→ Provided information:
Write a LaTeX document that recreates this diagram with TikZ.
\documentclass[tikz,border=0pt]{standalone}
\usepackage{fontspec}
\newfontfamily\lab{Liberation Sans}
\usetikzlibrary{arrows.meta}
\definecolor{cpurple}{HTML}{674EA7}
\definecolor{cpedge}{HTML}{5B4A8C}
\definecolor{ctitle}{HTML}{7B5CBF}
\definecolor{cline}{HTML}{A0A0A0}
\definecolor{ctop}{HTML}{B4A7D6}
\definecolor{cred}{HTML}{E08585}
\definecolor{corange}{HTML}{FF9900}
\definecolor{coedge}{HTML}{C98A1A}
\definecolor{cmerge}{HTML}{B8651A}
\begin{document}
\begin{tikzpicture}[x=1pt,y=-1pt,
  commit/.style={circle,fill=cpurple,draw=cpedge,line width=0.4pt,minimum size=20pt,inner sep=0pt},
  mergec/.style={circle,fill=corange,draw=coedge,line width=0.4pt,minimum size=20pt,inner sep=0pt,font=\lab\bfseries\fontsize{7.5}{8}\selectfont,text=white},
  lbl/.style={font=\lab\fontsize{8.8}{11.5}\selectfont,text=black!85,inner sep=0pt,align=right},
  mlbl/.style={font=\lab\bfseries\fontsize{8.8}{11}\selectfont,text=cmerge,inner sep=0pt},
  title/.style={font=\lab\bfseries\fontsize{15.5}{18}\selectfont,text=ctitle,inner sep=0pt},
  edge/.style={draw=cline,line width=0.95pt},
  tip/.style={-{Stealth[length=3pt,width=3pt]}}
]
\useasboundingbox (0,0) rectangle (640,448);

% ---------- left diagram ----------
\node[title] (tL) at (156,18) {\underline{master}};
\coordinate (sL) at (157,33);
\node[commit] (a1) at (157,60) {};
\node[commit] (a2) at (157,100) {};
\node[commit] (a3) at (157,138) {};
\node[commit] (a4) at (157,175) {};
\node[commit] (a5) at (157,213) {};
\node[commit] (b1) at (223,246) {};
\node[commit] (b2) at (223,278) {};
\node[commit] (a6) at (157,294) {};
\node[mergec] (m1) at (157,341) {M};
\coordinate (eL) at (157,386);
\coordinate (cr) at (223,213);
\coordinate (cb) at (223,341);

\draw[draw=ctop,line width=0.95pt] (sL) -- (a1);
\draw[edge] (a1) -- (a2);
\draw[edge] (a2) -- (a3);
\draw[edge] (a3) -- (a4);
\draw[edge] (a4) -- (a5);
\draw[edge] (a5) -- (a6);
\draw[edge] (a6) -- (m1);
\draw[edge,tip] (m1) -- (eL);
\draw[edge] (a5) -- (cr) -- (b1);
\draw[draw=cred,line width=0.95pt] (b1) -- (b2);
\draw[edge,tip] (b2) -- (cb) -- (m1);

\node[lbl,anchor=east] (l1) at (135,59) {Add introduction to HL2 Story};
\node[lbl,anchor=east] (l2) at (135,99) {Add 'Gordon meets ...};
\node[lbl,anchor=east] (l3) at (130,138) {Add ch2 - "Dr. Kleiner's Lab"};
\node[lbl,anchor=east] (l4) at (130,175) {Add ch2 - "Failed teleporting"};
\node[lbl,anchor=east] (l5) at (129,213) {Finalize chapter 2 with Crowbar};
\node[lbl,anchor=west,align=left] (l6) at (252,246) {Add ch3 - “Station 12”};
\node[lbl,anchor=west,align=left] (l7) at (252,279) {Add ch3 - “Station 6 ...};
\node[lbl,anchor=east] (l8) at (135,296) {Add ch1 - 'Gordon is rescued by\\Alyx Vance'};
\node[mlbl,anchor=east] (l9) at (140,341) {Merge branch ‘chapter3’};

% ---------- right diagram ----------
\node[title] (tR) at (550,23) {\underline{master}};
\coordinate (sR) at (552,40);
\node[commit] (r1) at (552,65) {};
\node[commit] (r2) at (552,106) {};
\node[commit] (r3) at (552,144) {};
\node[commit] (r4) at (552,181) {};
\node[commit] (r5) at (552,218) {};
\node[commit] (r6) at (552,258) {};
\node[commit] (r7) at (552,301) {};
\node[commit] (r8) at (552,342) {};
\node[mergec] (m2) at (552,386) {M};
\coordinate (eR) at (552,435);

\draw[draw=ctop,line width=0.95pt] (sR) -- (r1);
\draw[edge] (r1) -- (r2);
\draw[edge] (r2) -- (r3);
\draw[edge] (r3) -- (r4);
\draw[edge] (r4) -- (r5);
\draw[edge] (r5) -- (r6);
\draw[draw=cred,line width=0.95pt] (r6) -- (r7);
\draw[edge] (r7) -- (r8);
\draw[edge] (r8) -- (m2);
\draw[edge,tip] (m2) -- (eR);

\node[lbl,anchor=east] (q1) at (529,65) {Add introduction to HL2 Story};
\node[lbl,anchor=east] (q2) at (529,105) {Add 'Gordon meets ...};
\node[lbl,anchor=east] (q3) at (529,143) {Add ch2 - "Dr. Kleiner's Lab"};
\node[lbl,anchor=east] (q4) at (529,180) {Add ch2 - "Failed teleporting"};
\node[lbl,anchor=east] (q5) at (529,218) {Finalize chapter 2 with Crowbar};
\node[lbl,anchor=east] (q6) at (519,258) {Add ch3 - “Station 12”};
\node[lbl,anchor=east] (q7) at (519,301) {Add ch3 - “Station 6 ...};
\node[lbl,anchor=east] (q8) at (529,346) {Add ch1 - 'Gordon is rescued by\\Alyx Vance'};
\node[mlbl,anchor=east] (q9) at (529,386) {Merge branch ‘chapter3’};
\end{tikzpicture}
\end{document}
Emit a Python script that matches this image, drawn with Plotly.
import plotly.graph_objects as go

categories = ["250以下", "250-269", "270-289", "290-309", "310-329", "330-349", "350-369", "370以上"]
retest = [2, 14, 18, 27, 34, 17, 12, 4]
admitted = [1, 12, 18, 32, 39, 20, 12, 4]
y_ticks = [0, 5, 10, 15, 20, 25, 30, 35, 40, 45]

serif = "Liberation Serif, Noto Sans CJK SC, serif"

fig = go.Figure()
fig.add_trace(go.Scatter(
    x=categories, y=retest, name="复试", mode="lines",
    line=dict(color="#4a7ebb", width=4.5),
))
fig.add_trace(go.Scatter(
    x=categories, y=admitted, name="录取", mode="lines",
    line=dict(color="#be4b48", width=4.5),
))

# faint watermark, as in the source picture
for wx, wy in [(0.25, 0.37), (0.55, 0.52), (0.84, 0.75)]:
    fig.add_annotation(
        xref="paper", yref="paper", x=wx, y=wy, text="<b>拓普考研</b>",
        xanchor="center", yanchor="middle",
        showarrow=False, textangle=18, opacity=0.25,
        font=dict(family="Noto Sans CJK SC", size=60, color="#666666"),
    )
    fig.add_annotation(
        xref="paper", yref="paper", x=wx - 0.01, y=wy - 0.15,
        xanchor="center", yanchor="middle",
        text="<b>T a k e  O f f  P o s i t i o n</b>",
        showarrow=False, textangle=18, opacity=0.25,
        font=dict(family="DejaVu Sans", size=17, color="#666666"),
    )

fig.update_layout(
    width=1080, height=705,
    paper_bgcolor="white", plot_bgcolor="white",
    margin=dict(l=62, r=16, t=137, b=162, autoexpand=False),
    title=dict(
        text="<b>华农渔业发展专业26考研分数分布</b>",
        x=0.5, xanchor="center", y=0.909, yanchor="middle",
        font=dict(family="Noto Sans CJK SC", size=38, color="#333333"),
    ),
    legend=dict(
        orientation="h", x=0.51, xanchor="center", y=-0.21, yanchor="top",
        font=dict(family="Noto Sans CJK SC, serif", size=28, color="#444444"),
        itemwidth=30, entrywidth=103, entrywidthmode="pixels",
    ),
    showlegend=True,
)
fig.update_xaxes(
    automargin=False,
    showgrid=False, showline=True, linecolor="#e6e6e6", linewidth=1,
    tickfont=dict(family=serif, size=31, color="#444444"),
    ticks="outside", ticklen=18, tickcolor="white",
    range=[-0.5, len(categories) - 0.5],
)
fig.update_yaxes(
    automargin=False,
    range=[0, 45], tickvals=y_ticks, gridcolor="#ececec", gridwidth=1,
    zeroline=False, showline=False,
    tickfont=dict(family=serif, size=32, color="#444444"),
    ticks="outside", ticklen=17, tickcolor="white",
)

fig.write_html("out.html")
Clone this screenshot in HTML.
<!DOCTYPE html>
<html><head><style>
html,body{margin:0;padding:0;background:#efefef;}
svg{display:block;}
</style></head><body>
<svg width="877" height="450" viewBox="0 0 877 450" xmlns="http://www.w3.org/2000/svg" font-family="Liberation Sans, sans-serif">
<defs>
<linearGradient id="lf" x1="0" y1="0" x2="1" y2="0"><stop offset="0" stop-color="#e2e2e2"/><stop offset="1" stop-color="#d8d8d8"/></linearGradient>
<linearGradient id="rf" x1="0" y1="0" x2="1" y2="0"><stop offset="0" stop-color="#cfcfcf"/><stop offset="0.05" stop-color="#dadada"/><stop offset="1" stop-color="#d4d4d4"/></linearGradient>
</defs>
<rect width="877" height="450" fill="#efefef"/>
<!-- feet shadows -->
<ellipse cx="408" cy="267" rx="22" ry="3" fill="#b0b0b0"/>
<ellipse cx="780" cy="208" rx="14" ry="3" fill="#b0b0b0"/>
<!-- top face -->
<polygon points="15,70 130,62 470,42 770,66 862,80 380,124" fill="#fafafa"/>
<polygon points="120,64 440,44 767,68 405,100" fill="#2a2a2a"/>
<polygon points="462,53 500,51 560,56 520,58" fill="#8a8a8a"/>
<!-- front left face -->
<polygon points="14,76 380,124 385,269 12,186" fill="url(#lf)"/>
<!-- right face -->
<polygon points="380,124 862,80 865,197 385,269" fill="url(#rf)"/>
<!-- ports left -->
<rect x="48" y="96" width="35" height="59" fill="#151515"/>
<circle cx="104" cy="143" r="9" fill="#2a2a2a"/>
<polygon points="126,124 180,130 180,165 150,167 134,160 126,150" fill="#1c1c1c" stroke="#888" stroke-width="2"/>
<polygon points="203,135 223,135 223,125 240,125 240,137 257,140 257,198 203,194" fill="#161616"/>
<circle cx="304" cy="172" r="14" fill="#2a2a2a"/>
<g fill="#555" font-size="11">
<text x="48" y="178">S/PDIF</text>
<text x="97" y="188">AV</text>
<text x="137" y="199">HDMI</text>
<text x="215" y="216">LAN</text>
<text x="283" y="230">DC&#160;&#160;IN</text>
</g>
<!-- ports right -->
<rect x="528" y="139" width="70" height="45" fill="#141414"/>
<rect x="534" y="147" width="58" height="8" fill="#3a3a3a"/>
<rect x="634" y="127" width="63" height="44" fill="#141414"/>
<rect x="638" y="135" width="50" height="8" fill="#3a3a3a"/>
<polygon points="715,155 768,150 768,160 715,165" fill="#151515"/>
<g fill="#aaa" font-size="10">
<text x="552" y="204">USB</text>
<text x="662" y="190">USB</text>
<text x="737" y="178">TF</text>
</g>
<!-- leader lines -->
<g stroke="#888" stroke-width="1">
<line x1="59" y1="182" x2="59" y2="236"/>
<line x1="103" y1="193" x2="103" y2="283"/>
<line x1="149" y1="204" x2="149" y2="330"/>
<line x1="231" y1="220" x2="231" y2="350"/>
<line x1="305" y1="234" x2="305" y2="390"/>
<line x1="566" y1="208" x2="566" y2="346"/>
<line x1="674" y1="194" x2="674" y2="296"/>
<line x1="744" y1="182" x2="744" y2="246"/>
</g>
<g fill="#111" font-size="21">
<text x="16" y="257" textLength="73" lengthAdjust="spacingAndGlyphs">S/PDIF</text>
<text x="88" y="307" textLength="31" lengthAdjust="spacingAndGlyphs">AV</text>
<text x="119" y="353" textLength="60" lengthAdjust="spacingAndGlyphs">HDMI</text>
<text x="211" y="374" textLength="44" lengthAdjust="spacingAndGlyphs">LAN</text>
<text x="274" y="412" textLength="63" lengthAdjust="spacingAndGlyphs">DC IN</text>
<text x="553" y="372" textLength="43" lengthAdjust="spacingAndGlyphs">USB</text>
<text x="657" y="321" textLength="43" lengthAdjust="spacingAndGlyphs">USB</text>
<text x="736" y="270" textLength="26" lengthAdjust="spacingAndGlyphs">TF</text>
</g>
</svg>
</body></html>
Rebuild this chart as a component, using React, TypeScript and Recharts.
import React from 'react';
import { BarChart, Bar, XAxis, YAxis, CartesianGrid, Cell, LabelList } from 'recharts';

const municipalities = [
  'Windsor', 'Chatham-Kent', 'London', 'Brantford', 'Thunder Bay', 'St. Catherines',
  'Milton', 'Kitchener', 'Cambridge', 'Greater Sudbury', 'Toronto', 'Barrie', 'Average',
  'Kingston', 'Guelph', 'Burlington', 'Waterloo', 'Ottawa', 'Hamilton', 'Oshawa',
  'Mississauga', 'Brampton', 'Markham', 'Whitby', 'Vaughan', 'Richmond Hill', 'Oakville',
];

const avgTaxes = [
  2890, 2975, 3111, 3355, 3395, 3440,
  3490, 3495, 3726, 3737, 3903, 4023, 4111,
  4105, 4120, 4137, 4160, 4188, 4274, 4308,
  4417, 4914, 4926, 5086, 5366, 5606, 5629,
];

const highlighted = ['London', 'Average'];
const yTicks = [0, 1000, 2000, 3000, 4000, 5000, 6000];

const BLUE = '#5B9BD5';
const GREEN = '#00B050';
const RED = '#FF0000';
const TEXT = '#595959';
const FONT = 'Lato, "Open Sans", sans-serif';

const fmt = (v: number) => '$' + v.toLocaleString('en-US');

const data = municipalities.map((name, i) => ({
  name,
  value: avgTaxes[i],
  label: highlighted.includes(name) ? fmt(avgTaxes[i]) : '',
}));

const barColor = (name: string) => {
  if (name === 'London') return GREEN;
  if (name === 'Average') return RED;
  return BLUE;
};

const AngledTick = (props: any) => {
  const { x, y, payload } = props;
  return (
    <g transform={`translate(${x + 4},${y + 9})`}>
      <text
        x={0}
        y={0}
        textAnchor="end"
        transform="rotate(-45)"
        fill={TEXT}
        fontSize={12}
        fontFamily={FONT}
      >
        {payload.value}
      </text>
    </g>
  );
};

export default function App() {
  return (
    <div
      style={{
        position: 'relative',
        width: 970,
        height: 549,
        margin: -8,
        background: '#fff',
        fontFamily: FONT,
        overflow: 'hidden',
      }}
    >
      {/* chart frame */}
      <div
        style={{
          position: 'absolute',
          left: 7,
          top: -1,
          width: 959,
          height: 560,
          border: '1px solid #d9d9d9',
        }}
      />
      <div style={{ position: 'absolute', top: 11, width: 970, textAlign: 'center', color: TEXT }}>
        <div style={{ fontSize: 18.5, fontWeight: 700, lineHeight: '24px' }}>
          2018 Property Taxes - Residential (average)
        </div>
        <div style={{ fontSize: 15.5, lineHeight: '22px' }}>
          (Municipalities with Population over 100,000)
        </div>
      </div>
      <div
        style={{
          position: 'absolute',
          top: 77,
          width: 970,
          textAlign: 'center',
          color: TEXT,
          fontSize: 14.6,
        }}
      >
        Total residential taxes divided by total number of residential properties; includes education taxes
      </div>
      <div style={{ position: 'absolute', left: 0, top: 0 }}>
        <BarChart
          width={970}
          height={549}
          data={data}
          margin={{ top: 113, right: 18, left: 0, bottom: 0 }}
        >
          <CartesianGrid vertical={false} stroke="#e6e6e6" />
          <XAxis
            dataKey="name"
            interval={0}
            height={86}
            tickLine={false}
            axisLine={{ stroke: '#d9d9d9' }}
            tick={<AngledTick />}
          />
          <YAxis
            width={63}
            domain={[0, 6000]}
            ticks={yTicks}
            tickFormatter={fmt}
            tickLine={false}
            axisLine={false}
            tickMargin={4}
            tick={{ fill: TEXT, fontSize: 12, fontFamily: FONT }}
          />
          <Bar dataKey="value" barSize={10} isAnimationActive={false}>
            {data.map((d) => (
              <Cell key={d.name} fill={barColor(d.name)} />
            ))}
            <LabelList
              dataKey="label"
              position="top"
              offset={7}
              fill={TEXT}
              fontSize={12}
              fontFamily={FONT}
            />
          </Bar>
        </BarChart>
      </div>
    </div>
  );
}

→ Task instructions: In the listing above, locate the line containing "Rebuild this chart" and the line containing "const yTicks = [0, 1000, 2000, 3000, 4000, 5000, 6000];", then transcribe both and every line between them verbatim.

→ Task result:
Rebuild this chart as a component, using React, TypeScript and Recharts.
import React from 'react';
import { BarChart, Bar, XAxis, YAxis, CartesianGrid, Cell, LabelList } from 'recharts';

const municipalities = [
  'Windsor', 'Chatham-Kent', 'London', 'Brantford', 'Thunder Bay', 'St. Catherines',
  'Milton', 'Kitchener', 'Cambridge', 'Greater Sudbury', 'Toronto', 'Barrie', 'Average',
  'Kingston', 'Guelph', 'Burlington', 'Waterloo', 'Ottawa', 'Hamilton', 'Oshawa',
  'Mississauga', 'Brampton', 'Markham', 'Whitby', 'Vaughan', 'Richmond Hill', 'Oakville',
];

const avgTaxes = [
  2890, 2975, 3111, 3355, 3395, 3440,
  3490, 3495, 3726, 3737, 3903, 4023, 4111,
  4105, 4120, 4137, 4160, 4188, 4274, 4308,
  4417, 4914, 4926, 5086, 5366, 5606, 5629,
];

const highlighted = ['London', 'Average'];
const yTicks = [0, 1000, 2000, 3000, 4000, 5000, 6000];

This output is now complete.